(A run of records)

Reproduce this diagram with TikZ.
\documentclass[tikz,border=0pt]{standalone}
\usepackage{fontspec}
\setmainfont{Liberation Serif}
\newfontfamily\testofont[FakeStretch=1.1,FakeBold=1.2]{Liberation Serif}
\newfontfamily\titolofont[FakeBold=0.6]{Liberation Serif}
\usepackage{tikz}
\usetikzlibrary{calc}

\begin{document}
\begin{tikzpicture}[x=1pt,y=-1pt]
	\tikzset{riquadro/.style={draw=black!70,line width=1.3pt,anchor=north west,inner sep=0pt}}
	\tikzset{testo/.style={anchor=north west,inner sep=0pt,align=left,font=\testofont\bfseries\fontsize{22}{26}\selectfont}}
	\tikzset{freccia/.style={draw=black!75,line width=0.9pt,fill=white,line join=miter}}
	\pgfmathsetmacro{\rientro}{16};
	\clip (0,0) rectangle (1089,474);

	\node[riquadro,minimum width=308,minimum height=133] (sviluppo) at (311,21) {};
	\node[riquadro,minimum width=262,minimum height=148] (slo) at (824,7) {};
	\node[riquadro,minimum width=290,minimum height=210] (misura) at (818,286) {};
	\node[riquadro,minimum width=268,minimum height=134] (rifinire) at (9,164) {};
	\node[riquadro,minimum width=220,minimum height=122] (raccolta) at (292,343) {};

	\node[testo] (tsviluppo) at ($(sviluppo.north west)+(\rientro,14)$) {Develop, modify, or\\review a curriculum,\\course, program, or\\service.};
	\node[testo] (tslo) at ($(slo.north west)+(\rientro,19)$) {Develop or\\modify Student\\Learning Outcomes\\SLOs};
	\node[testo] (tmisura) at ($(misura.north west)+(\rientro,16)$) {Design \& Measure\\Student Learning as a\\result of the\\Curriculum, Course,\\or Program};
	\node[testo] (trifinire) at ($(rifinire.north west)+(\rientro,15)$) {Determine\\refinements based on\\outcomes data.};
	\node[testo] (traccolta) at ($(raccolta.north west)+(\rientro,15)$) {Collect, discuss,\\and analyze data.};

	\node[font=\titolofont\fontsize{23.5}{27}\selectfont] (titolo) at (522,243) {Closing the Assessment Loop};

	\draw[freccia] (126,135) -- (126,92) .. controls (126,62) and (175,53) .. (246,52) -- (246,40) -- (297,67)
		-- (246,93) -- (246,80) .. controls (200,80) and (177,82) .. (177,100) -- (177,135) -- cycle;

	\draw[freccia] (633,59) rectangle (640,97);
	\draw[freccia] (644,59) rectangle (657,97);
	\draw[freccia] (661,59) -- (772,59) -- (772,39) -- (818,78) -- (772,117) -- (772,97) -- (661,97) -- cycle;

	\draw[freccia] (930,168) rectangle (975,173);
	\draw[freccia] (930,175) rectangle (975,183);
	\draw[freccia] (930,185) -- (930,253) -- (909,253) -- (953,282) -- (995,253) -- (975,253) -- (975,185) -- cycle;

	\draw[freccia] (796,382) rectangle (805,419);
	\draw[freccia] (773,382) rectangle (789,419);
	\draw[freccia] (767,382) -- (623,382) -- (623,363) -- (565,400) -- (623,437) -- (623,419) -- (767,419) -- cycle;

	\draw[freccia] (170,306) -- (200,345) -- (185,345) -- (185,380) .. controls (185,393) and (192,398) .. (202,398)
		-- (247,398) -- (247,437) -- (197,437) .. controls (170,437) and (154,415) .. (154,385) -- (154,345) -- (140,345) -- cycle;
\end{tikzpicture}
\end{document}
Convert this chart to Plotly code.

◆ **THE TASK**: Reproduce the records in full, exactly as written.

◆ **CORRECT RESPONSE**:
Reproduce this diagram with TikZ.
\documentclass[tikz,border=0pt]{standalone}
\usepackage{fontspec}
\setmainfont{Liberation Serif}
\newfontfamily\testofont[FakeStretch=1.1,FakeBold=1.2]{Liberation Serif}
\newfontfamily\titolofont[FakeBold=0.6]{Liberation Serif}
\usepackage{tikz}
\usetikzlibrary{calc}

\begin{document}
\begin{tikzpicture}[x=1pt,y=-1pt]
	\tikzset{riquadro/.style={draw=black!70,line width=1.3pt,anchor=north west,inner sep=0pt}}
	\tikzset{testo/.style={anchor=north west,inner sep=0pt,align=left,font=\testofont\bfseries\fontsize{22}{26}\selectfont}}
	\tikzset{freccia/.style={draw=black!75,line width=0.9pt,fill=white,line join=miter}}
	\pgfmathsetmacro{\rientro}{16};
	\clip (0,0) rectangle (1089,474);

	\node[riquadro,minimum width=308,minimum height=133] (sviluppo) at (311,21) {};
	\node[riquadro,minimum width=262,minimum height=148] (slo) at (824,7) {};
	\node[riquadro,minimum width=290,minimum height=210] (misura) at (818,286) {};
	\node[riquadro,minimum width=268,minimum height=134] (rifinire) at (9,164) {};
	\node[riquadro,minimum width=220,minimum height=122] (raccolta) at (292,343) {};

	\node[testo] (tsviluppo) at ($(sviluppo.north west)+(\rientro,14)$) {Develop, modify, or\\review a curriculum,\\course, program, or\\service.};
	\node[testo] (tslo) at ($(slo.north west)+(\rientro,19)$) {Develop or\\modify Student\\Learning Outcomes\\SLOs};
	\node[testo] (tmisura) at ($(misura.north west)+(\rientro,16)$) {Design \& Measure\\Student Learning as a\\result of the\\Curriculum, Course,\\or Program};
	\node[testo] (trifinire) at ($(rifinire.north west)+(\rientro,15)$) {Determine\\refinements based on\\outcomes data.};
	\node[testo] (traccolta) at ($(raccolta.north west)+(\rientro,15)$) {Collect, discuss,\\and analyze data.};

	\node[font=\titolofont\fontsize{23.5}{27}\selectfont] (titolo) at (522,243) {Closing the Assessment Loop};

	\draw[freccia] (126,135) -- (126,92) .. controls (126,62) and (175,53) .. (246,52) -- (246,40) -- (297,67)
		-- (246,93) -- (246,80) .. controls (200,80) and (177,82) .. (177,100) -- (177,135) -- cycle;

	\draw[freccia] (633,59) rectangle (640,97);
	\draw[freccia] (644,59) rectangle (657,97);
	\draw[freccia] (661,59) -- (772,59) -- (772,39) -- (818,78) -- (772,117) -- (772,97) -- (661,97) -- cycle;

	\draw[freccia] (930,168) rectangle (975,173);
	\draw[freccia] (930,175) rectangle (975,183);
	\draw[freccia] (930,185) -- (930,253) -- (909,253) -- (953,282) -- (995,253) -- (975,253) -- (975,185) -- cycle;

	\draw[freccia] (796,382) rectangle (805,419);
	\draw[freccia] (773,382) rectangle (789,419);
	\draw[freccia] (767,382) -- (623,382) -- (623,363) -- (565,400) -- (623,437) -- (623,419) -- (767,419) -- cycle;

	\draw[freccia] (170,306) -- (200,345) -- (185,345) -- (185,380) .. controls (185,393) and (192,398) .. (202,398)
		-- (247,398) -- (247,437) -- (197,437) .. controls (170,437) and (154,415) .. (154,385) -- (154,345) -- (140,345) -- cycle;
\end{tikzpicture}
\end{document}
Convert this chart to Plotly code.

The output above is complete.